* [TASK DIRECTIONS]: Locate every line that holds the string "with" and copy it.

* [THE DATA]:

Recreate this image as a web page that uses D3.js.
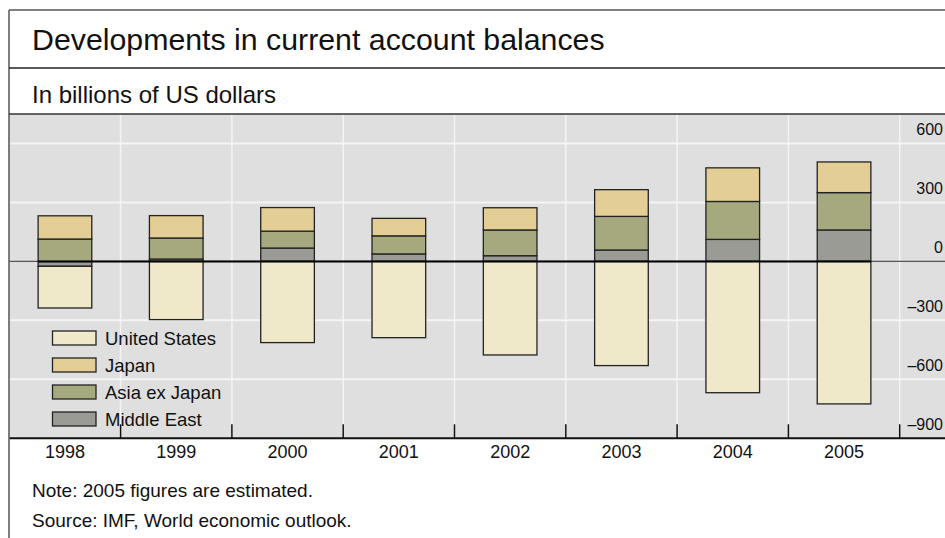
...
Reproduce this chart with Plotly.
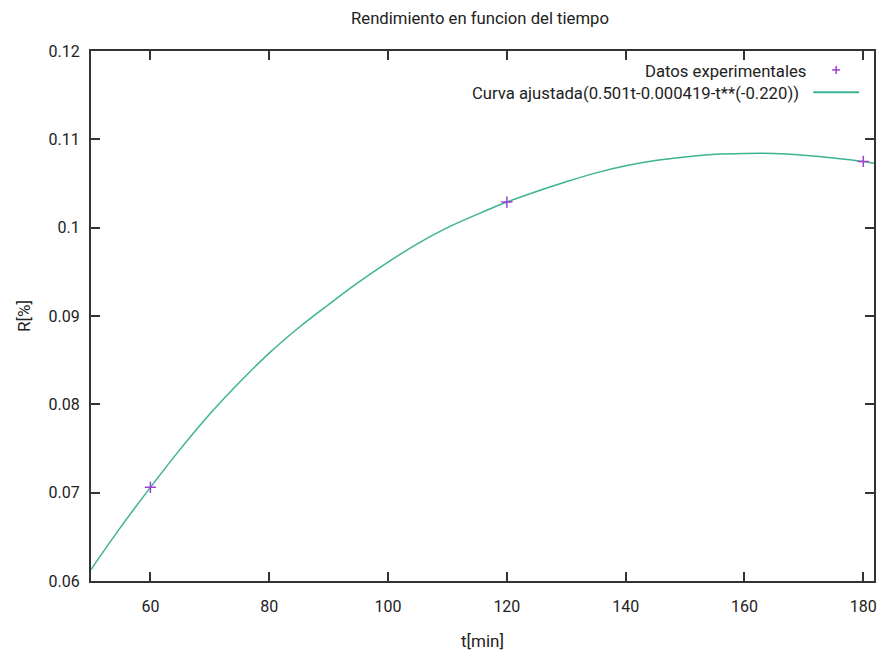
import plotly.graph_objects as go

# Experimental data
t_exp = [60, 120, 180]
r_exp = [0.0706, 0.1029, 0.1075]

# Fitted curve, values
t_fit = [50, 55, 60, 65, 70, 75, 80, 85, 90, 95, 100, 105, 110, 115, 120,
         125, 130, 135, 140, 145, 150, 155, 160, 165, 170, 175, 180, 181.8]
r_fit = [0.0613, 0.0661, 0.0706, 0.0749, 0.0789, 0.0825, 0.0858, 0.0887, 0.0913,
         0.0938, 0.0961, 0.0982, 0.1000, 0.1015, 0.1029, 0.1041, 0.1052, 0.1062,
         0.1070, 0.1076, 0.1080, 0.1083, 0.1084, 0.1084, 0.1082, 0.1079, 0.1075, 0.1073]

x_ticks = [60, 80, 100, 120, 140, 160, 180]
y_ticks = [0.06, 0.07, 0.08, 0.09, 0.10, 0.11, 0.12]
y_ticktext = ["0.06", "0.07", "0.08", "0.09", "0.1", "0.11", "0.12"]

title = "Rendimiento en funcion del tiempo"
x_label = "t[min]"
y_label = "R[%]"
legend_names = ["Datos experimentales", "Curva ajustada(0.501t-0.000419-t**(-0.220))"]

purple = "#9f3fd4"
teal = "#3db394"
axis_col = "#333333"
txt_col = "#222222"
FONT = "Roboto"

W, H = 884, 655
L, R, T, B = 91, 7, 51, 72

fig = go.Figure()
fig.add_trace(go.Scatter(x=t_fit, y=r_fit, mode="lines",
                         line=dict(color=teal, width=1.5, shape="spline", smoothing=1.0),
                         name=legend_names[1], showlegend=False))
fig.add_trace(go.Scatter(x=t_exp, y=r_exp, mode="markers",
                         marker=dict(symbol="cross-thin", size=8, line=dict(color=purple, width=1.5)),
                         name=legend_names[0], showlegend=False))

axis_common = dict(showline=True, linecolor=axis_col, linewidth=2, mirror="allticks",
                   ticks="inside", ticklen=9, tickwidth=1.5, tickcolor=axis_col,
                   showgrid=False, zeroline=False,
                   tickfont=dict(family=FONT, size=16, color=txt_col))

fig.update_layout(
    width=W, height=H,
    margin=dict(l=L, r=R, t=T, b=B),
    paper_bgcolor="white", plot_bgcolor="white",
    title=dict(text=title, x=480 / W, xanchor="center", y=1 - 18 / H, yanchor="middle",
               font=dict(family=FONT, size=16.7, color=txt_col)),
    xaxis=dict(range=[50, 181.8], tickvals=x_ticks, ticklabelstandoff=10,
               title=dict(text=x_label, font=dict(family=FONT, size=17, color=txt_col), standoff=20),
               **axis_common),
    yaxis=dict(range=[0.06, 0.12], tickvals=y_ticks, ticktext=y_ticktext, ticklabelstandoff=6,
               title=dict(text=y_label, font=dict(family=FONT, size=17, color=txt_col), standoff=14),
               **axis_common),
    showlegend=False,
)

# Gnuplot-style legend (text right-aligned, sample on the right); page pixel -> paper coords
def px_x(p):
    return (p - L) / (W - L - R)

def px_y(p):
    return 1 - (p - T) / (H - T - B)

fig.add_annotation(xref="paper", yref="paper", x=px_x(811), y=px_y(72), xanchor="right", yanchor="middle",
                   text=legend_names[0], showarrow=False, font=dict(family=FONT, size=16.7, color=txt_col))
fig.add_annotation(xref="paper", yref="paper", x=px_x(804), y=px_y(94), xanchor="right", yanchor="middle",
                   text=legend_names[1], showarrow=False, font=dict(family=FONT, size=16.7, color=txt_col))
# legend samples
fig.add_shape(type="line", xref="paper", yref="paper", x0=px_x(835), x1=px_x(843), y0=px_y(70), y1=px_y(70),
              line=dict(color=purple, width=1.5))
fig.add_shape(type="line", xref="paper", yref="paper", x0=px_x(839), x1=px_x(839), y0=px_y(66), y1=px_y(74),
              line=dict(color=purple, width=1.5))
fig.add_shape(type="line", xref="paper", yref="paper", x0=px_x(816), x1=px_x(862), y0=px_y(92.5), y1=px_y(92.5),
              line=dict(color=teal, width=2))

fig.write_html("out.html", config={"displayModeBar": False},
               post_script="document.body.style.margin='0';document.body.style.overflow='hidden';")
* * *
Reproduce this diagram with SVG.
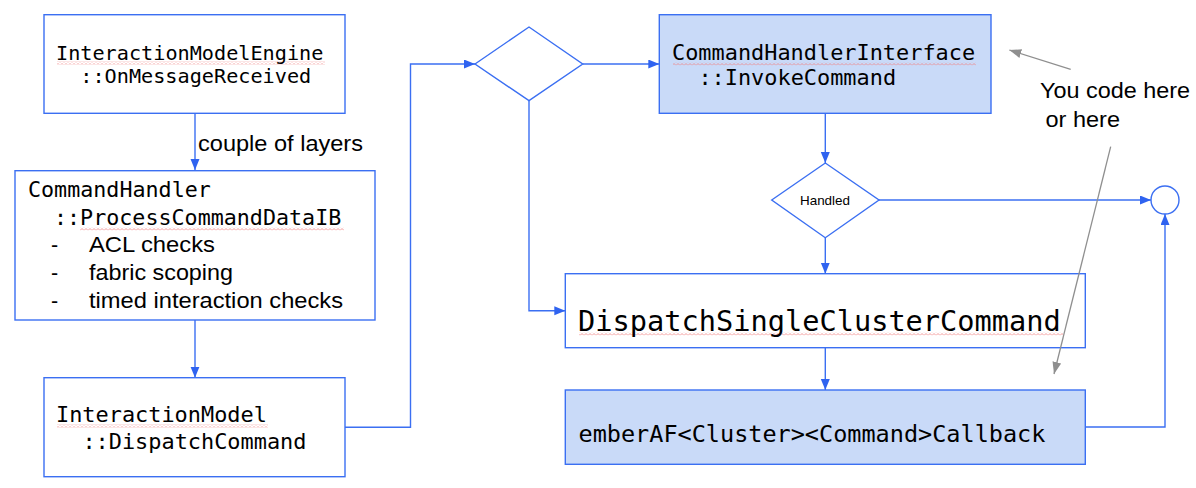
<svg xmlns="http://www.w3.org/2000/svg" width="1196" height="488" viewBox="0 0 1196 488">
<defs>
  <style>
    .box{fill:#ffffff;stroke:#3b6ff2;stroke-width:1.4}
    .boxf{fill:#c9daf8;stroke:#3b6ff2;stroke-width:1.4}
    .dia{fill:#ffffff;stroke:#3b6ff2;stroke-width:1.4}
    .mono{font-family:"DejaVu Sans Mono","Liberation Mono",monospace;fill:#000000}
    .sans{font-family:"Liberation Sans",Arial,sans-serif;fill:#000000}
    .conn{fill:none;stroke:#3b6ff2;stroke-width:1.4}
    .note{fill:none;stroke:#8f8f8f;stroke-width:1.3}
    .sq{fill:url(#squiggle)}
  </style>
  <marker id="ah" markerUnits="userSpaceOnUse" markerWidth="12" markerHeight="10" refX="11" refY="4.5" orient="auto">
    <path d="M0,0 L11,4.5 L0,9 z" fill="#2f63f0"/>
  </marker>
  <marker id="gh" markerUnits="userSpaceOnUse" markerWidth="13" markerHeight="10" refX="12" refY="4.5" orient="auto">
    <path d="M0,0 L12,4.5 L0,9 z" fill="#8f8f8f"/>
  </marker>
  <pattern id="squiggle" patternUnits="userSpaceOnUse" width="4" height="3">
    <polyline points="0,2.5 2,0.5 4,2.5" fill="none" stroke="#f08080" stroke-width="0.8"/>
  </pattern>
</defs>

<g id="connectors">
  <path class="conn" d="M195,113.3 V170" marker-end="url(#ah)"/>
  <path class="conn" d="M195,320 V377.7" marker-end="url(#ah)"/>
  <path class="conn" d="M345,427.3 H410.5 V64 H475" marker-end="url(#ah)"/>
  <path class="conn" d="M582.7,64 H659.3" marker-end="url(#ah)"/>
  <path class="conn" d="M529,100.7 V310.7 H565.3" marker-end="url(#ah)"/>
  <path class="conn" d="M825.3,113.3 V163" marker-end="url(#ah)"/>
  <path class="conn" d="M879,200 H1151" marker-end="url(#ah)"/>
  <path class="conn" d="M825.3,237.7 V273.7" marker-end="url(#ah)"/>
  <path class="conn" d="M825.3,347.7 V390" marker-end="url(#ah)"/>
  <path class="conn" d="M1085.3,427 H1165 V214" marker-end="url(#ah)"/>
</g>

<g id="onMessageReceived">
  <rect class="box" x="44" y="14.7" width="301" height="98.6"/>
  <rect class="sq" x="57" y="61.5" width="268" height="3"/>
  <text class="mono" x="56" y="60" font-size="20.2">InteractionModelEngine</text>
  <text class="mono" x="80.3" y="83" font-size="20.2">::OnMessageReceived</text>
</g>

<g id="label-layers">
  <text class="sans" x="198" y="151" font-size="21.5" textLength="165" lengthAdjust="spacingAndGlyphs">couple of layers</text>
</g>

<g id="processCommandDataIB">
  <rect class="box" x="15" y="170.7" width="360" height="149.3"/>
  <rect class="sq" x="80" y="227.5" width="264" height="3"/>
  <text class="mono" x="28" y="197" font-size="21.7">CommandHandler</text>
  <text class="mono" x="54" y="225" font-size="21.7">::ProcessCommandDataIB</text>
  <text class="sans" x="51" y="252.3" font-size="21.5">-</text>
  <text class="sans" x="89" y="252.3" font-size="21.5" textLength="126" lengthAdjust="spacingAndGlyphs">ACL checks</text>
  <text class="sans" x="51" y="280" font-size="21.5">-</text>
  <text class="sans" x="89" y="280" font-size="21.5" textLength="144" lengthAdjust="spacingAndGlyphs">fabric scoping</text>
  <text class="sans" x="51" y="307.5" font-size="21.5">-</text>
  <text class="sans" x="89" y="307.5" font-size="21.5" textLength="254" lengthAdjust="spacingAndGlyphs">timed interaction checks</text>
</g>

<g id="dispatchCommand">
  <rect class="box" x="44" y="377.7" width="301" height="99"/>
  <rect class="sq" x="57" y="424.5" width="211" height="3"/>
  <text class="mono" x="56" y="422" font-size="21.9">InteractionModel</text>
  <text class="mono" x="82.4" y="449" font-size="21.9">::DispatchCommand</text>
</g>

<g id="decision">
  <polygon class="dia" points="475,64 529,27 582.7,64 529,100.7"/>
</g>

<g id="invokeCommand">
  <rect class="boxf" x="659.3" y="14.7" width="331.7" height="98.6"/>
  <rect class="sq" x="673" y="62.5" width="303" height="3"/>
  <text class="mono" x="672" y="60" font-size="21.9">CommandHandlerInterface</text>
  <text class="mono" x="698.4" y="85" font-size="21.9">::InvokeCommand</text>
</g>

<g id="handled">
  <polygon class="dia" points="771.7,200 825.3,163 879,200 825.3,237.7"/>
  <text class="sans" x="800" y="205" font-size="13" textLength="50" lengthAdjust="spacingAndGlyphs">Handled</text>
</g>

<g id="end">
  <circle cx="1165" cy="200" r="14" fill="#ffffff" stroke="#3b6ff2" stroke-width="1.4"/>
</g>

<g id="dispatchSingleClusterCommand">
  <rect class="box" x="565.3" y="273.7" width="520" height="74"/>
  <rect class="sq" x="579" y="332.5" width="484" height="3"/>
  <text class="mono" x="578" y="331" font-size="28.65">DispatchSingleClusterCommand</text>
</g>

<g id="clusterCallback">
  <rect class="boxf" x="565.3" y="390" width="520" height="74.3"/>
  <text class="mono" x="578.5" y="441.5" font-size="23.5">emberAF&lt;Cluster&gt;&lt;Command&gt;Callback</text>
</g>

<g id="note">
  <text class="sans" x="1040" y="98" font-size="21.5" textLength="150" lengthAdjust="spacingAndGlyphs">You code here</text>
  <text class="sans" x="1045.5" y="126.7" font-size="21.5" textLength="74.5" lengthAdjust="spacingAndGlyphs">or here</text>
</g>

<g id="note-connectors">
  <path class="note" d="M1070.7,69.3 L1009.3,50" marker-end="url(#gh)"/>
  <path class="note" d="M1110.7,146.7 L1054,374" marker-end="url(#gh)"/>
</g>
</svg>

* [TASK SOLUTION]:
Reproduce this chart with Plotly.
Reproduce this diagram with SVG.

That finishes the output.